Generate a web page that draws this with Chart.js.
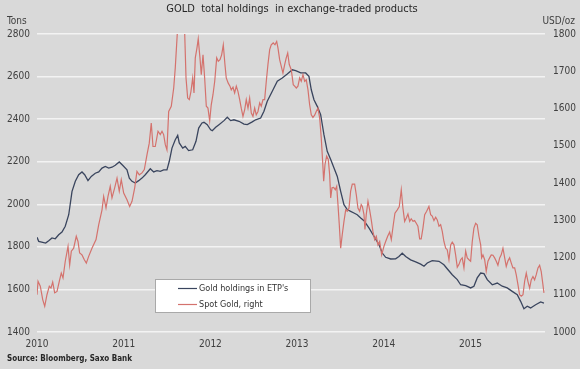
<!DOCTYPE html>
<html><head><meta charset="utf-8">
<script src="https://cdn.jsdelivr.net/npm/chart.js@4/dist/chart.umd.min.js"></script>
<style>
html,body{margin:0;padding:0;background:#d9d9d9;}
#wrap{width:580px;height:369px;position:relative;}
canvas{display:block;}
</style>
</head><body><div id="wrap"><canvas id="c" width="580" height="369"></canvas></div>
<script>
const TITLE = "GOLD  total holdings  in exchange-traded products";
const LEFT_UNIT = "Tons";
const RIGHT_UNIT = "USD/oz";
const SOURCE = "Source: Bloomberg, Saxo Bank";
const SERIES_NAMES = ["Gold holdings in ETP's", "Spot Gold, right"];
const yearTicks = [2010, 2011, 2012, 2013, 2014, 2015];
const leftTicks = [1400, 1600, 1800, 2000, 2200, 2400, 2600, 2800];
const rightTicks = [1000, 1100, 1200, 1300, 1400, 1500, 1600, 1700, 1800];

const holdingsDates = [2010.00,2010.02,2010.10,2010.135,2010.173,2010.211,2010.25,2010.288,2010.326,2010.366,
2010.404,2010.442,2010.481,2010.519,2010.55,2010.588,2010.626,2010.672,2010.712,2010.75,
2010.788,2010.827,2010.865,2010.903,2010.949,2010.988,2011.038,2011.065,2011.096,2011.134,
2011.173,2011.211,2011.249,2011.307,2011.346,2011.384,2011.422,2011.461,2011.499,2011.526,
2011.557,2011.595,2011.623,2011.641,2011.681,2011.71,2011.749,2011.796,2011.834,2011.865,
2011.903,2011.926,2011.964,2012.003,2012.022,2012.061,2012.099,2012.157,2012.195,2012.234,
2012.272,2012.33,2012.388,2012.426,2012.483,2012.522,2012.58,2012.618,2012.656,2012.714,
2012.772,2012.829,2012.887,2012.945,2012.984,2013.042,2013.099,2013.137,2013.164,2013.195,
2013.233,2013.272,2013.31,2013.348,2013.388,2013.426,2013.464,2013.503,2013.541,2013.579,
2013.618,2013.656,2013.694,2013.734,2013.772,2013.829,2013.887,2013.945,2013.983,2014.022,
2014.08,2014.137,2014.175,2014.213,2014.253,2014.31,2014.368,2014.426,2014.464,2014.502,
2014.559,2014.637,2014.694,2014.732,2014.79,2014.848,2014.887,2014.945,2015.002,2015.04,
2015.078,2015.118,2015.156,2015.194,2015.252,2015.309,2015.367,2015.424,2015.482,2015.54,
2015.579,2015.617,2015.655,2015.694,2015.752,2015.81,2015.848];
const holdingsTons = [1845,1826,1818,1829,1842,1838,1857,1870,1897,1951,
2061,2108,2139,2152,2139,2111,2131,2146,2152,2170,
2178,2170,2174,2183,2199,2183,2162,2123,2108,2100,
2111,2123,2139,2167,2152,2158,2155,2162,2162,2202,
2264,2303,2324,2288,2264,2272,2252,2256,2296,2358,
2382,2385,2374,2350,2346,2362,2374,2393,2409,2393,
2397,2390,2377,2374,2387,2397,2405,2437,2484,2531,
2578,2593,2612,2632,2628,2617,2617,2601,2538,2491,
2460,2421,2327,2249,2210,2170,2131,2061,1998,1975,
1967,1959,1951,1936,1923,1889,1850,1810,1771,1751,
1743,1744,1755,1770,1755,1739,1729,1719,1709,1724,
1735,1732,1716,1697,1669,1646,1622,1618,1607,1615,
1654,1677,1674,1646,1622,1630,1615,1607,1591,1575,
1544,1509,1521,1513,1528,1541,1536];

const spotDates = [2010.000,2010.012,2010.038,2010.066,2010.089,2010.115,2010.142,2010.161,2010.181,2010.204,
2010.231,2010.257,2010.280,2010.300,2010.326,2010.358,2010.377,2010.396,2010.423,2010.453,
2010.473,2010.492,2010.519,2010.546,2010.569,2010.596,2010.634,2010.681,2010.712,2010.750,
2010.769,2010.796,2010.819,2010.845,2010.865,2010.896,2010.923,2010.949,2010.972,2011.000,
2011.038,2011.069,2011.096,2011.127,2011.153,2011.180,2011.211,2011.238,2011.269,2011.295,
2011.318,2011.338,2011.364,2011.396,2011.422,2011.442,2011.461,2011.480,2011.499,2011.519,
2011.549,2011.577,2011.595,2011.618,2011.640,2011.670,2011.695,2011.704,2011.719,2011.738,
2011.757,2011.776,2011.796,2011.811,2011.826,2011.845,2011.860,2011.880,2011.895,2011.915,
2011.934,2011.953,2011.972,2011.992,2012.010,2012.030,2012.050,2012.073,2012.091,2012.111,
2012.130,2012.149,2012.168,2012.183,2012.206,2012.226,2012.241,2012.261,2012.280,2012.299,
2012.318,2012.338,2012.356,2012.376,2012.396,2012.414,2012.434,2012.453,2012.472,2012.491,
2012.511,2012.529,2012.549,2012.569,2012.587,2012.607,2012.626,2012.645,2012.664,2012.684,
2012.702,2012.725,2012.745,2012.765,2012.780,2012.799,2012.818,2012.837,2012.857,2012.875,
2012.892,2012.910,2012.933,2012.956,2012.972,2012.991,2013.010,2013.030,2013.048,2013.068,
2013.088,2013.106,2013.126,2013.145,2013.164,2013.183,2013.203,2013.221,2013.241,2013.261,
2013.279,2013.295,2013.307,2013.322,2013.341,2013.360,2013.376,2013.388,2013.403,2013.422,
2013.441,2013.457,2013.472,2013.487,2013.503,2013.521,2013.541,2013.561,2013.579,2013.599,
2013.618,2013.637,2013.664,2013.683,2013.702,2013.722,2013.740,2013.753,2013.772,2013.783,
2013.798,2013.818,2013.837,2013.856,2013.875,2013.895,2013.914,2013.933,2013.953,2013.976,
2014.002,2014.022,2014.045,2014.068,2014.087,2014.110,2014.129,2014.156,2014.179,2014.202,
2014.221,2014.241,2014.260,2014.279,2014.299,2014.317,2014.337,2014.356,2014.375,2014.394,
2014.414,2014.432,2014.452,2014.472,2014.495,2014.521,2014.541,2014.559,2014.579,2014.599,
2014.617,2014.637,2014.656,2014.675,2014.694,2014.714,2014.732,2014.752,2014.772,2014.790,
2014.810,2014.829,2014.848,2014.867,2014.887,2014.905,2014.925,2014.945,2014.963,2014.983,
2015.002,2015.021,2015.040,2015.060,2015.078,2015.098,2015.118,2015.129,2015.144,2015.164,
2015.182,2015.202,2015.221,2015.240,2015.260,2015.279,2015.298,2015.317,2015.337,2015.355,
2015.375,2015.395,2015.413,2015.433,2015.452,2015.471,2015.490,2015.510,2015.528,2015.548,
2015.567,2015.586,2015.606,2015.625,2015.644,2015.663,2015.683,2015.701,2015.721,2015.740,
2015.759,2015.779,2015.798,2015.816,2015.836,2015.848];
const spotUsd = [1100,1136,1123,1087,1069,1100,1123,1118,1134,1105,
1109,1136,1158,1145,1190,1230,1180,1217,1225,1257,
1243,1212,1207,1194,1185,1203,1225,1248,1288,1328,
1364,1333,1364,1391,1360,1387,1413,1378,1409,1373,
1355,1337,1351,1387,1431,1422,1427,1436,1476,1507,
1561,1498,1498,1539,1530,1539,1530,1503,1489,1592,
1606,1655,1709,1800,1850,1890,1870,1800,1682,1628,
1624,1646,1682,1642,1736,1762,1787,1736,1691,1744,
1682,1606,1601,1567,1610,1637,1673,1736,1727,1731,
1744,1771,1718,1682,1668,1660,1650,1657,1642,1660,
1646,1624,1601,1579,1597,1624,1601,1628,1588,1579,
1601,1583,1592,1615,1606,1624,1624,1673,1718,1758,
1771,1776,1771,1780,1762,1731,1713,1695,1718,1736,
1749,1718,1704,1664,1660,1655,1660,1682,1673,1691,
1673,1677,1650,1610,1583,1576,1582,1592,1601,1574,
1521,1458,1405,1449,1472,1463,1422,1360,1387,1388,
1382,1391,1342,1288,1225,1261,1297,1328,1324,1333,
1378,1397,1397,1369,1333,1324,1342,1337,1315,1275,
1315,1351,1328,1301,1270,1248,1257,1234,1243,1207,
1230,1243,1257,1268,1248,1288,1319,1328,1337,1382,
1333,1297,1306,1317,1297,1304,1297,1299,1292,1284,
1250,1250,1279,1315,1324,1337,1315,1311,1299,1308,
1301,1284,1288,1270,1243,1225,1221,1194,1234,1241,
1234,1207,1174,1181,1194,1199,1172,1217,1199,1194,
1190,1243,1279,1292,1288,1257,1234,1199,1207,1194,
1163,1190,1199,1207,1206,1199,1190,1179,1199,1207,
1225,1199,1176,1191,1199,1185,1172,1172,1154,1127,
1100,1096,1100,1136,1158,1136,1118,1140,1149,1140,
1154,1172,1179,1163,1127,1105];

const FONT = '"DejaVu Sans Condensed", "Liberation Sans", sans-serif';
const TEXT = '#404040';
const BLUE = '#3a455e';
const RED = '#d4726d';

const textPlugin = {
  id: 'texts',
  afterDraw(chart) {
    const ctx = chart.ctx;
    ctx.save();
    ctx.fillStyle = '#262626';
    ctx.textBaseline = 'middle';
    ctx.font = '11px ' + FONT;
    ctx.textAlign = 'center';
    ctx.fillText(TITLE, 292, 9.5);
    ctx.fillStyle = TEXT;
    ctx.font = '10px ' + FONT;
    ctx.textAlign = 'left';
    ctx.fillText(LEFT_UNIT, 7, 21);
    ctx.textAlign = 'right';
    ctx.fillText(RIGHT_UNIT, 575, 21);
    ctx.font = 'bold 8px ' + FONT;
    ctx.textAlign = 'left';
    ctx.fillStyle = '#262626';
    ctx.fillText(SOURCE, 7, 359);
    // legend
    ctx.fillStyle = '#ffffff';
    ctx.fillRect(155, 279, 155, 33);
    ctx.strokeStyle = '#a9a9a9';
    ctx.lineWidth = 1;
    ctx.strokeRect(155.5, 279.5, 155, 33);
    ctx.font = '9px ' + FONT;
    ctx.textAlign = 'left';
    const rows = [288, 304];
    chart.data.datasets.forEach((ds, i) => {
      const y = rows[i];
      ctx.strokeStyle = ds.borderColor;
      ctx.lineWidth = 1.2;
      ctx.beginPath();
      ctx.moveTo(178, y + 0.5);
      ctx.lineTo(197, y + 0.5);
      ctx.stroke();
      ctx.fillStyle = '#333333';
      ctx.fillText(ds.label, 199, y + 0.5);
    });
    ctx.restore();
  }
};

const plain = v => String(v);

new Chart(document.getElementById('c'), {
  type: 'line',
  data: {
    datasets: [
      {
        label: SERIES_NAMES[0],
        data: holdingsDates.map((d, i) => ({x: d, y: holdingsTons[i]})),
        borderColor: BLUE, borderWidth: 1.3, pointRadius: 0, tension: 0,
        yAxisID: 'yL', order: 2
      },
      {
        label: SERIES_NAMES[1],
        data: spotDates.map((d, i) => ({x: d, y: spotUsd[i]})),
        borderColor: RED, borderWidth: 1.2, pointRadius: 0, tension: 0,
        yAxisID: 'yR', order: 1
      }
    ]
  },
  options: {
    responsive: false,
    animation: false,
    devicePixelRatio: 1,
    layout: {padding: {top: 34, left: 0, right: 0, bottom: 0}},
    plugins: {legend: {display: false}, tooltip: {enabled: false}, title: {display: false}},
    scales: {
      x: {
        type: 'linear', position: 'bottom', min: 2010, max: 2015.86,
        afterBuildTicks: s => { s.ticks = yearTicks.map(v => ({value: v})); },
        afterFit: s => { s.height = 37; },
        grid: {display: false, drawTicks: false},
        border: {display: false},
        ticks: {autoSkip: false, maxRotation: 0, padding: 6, color: TEXT,
                font: {family: FONT, size: 10}, callback: plain}
      },
      yL: {
        position: 'left', min: 1400, max: 2800,
        afterBuildTicks: s => { s.ticks = leftTicks.map(v => ({value: v})); },
        afterFit: s => { s.width = 37; },
        grid: {color: '#f3f3f3', lineWidth: 1.5, drawTicks: false},
        border: {display: false},
        ticks: {padding: 7, color: TEXT, font: {family: FONT, size: 10}, callback: plain}
      },
      yR: {
        position: 'right', min: 1000, max: 1800,
        afterBuildTicks: s => { s.ticks = rightTicks.map(v => ({value: v})); },
        afterFit: s => { s.width = 35; },
        grid: {display: false, drawTicks: false},
        border: {display: false},
        ticks: {padding: 8, color: TEXT, font: {family: FONT, size: 10}, callback: plain}
      }
    }
  },
  plugins: [textPlugin]
});
</script>
</body></html>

====================

● **Task statement**: Set the lines above down again, word for word, from the first through the one containing "1600, 1700, 1800];"; pictures excluded.

● **The reply**:
Generate a web page that draws this with Chart.js.
<!DOCTYPE html>
<html><head><meta charset="utf-8">
<script src="https://cdn.jsdelivr.net/npm/chart.js@4/dist/chart.umd.min.js"></script>
<style>
html,body{margin:0;padding:0;background:#d9d9d9;}
#wrap{width:580px;height:369px;position:relative;}
canvas{display:block;}
</style>
</head><body><div id="wrap"><canvas id="c" width="580" height="369"></canvas></div>
<script>
const TITLE = "GOLD  total holdings  in exchange-traded products";
const LEFT_UNIT = "Tons";
const RIGHT_UNIT = "USD/oz";
const SOURCE = "Source: Bloomberg, Saxo Bank";
const SERIES_NAMES = ["Gold holdings in ETP's", "Spot Gold, right"];
const yearTicks = [2010, 2011, 2012, 2013, 2014, 2015];
const leftTicks = [1400, 1600, 1800, 2000, 2200, 2400, 2600, 2800];
const rightTicks = [1000, 1100, 1200, 1300, 1400, 1500, 1600, 1700, 1800];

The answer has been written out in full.